▶ _TASK_:
Show every line where "script" occurs.

▶ _DATASET RECORDS_:

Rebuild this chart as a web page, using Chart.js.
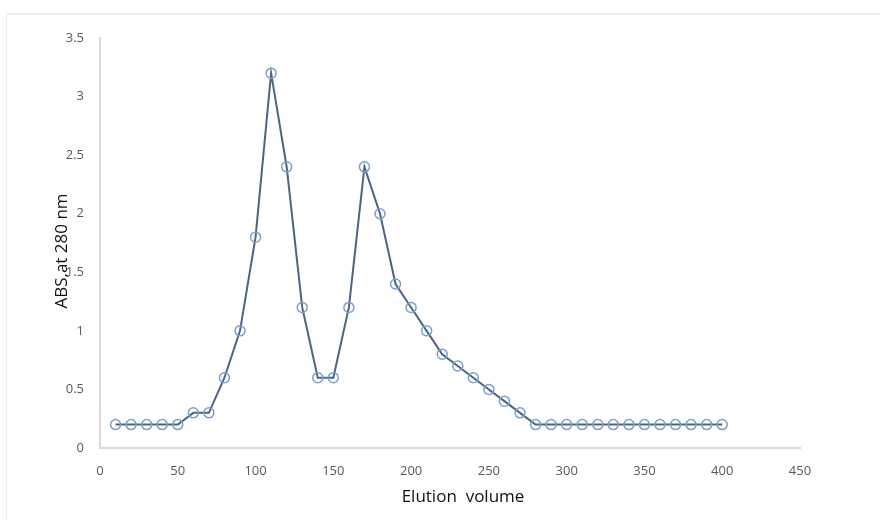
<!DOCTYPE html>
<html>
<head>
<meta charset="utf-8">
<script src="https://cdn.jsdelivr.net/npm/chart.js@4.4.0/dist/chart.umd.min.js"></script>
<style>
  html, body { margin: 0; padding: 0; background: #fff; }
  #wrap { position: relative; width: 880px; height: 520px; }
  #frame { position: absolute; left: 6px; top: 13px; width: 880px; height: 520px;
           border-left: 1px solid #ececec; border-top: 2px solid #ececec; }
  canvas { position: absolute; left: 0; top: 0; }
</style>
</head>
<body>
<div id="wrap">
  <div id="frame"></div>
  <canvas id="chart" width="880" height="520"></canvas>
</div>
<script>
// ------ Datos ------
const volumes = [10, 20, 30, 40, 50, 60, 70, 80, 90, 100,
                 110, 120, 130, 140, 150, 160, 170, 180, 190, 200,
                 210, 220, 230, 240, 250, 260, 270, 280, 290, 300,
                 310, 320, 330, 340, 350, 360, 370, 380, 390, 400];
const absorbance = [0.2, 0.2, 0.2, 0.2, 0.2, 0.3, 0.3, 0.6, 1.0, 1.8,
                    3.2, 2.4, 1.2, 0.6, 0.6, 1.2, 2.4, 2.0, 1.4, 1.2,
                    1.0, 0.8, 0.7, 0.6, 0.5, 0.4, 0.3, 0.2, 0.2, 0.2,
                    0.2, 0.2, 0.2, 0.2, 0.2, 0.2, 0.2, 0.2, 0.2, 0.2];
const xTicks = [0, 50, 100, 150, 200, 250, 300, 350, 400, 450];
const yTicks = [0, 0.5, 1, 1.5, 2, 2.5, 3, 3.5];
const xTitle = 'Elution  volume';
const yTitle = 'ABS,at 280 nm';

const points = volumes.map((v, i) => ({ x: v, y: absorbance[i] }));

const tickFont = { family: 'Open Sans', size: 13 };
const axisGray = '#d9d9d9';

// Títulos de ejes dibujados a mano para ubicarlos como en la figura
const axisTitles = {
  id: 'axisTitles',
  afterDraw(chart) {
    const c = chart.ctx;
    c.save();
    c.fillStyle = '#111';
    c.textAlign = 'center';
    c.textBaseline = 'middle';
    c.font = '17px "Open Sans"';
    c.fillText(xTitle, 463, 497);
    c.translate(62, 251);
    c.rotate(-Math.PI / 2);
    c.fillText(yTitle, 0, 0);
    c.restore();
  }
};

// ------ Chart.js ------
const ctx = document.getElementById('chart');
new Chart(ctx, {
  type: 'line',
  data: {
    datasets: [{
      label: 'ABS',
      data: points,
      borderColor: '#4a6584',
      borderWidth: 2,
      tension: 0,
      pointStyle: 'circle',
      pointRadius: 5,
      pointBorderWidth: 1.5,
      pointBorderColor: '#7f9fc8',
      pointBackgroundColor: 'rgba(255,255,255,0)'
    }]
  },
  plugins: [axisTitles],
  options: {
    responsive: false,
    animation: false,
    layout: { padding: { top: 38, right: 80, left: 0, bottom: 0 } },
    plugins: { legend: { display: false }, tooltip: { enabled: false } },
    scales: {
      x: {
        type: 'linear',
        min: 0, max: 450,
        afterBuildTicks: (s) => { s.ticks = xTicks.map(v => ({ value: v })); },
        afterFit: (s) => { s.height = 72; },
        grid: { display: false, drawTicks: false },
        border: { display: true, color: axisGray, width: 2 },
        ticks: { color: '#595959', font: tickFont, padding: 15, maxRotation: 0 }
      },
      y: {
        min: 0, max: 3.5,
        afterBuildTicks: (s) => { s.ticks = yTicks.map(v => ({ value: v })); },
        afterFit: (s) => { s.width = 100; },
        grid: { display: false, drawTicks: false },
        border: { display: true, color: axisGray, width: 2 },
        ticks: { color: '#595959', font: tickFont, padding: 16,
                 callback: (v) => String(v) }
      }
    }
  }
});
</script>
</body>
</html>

--

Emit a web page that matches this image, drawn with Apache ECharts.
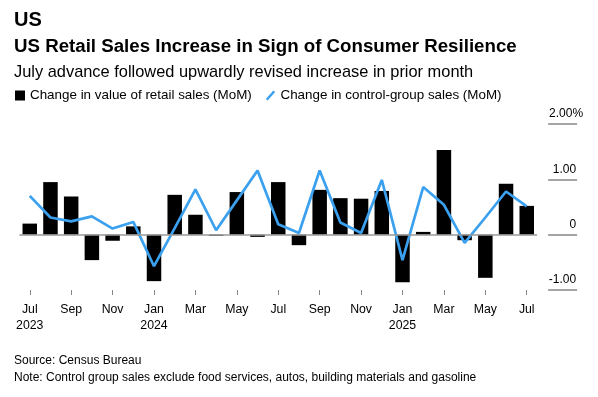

---

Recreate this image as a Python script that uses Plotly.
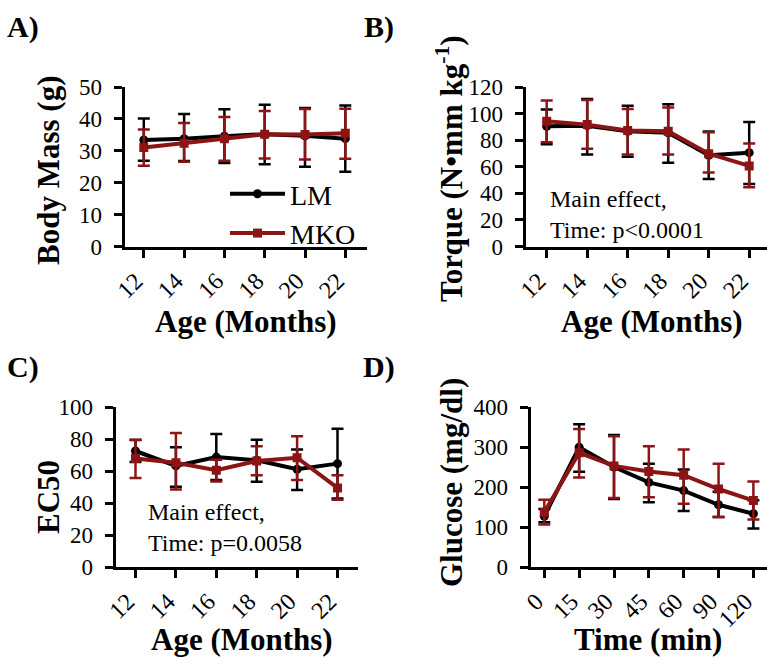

▶ _SOLUTION TO THE PROBLEM_:
<script src="https://cdn.jsdelivr.net/npm/chart.js@4.4.0/dist/chart.umd.min.js"></script>
<script>
</script>
Recreate this image as a Python script that uses Plotly.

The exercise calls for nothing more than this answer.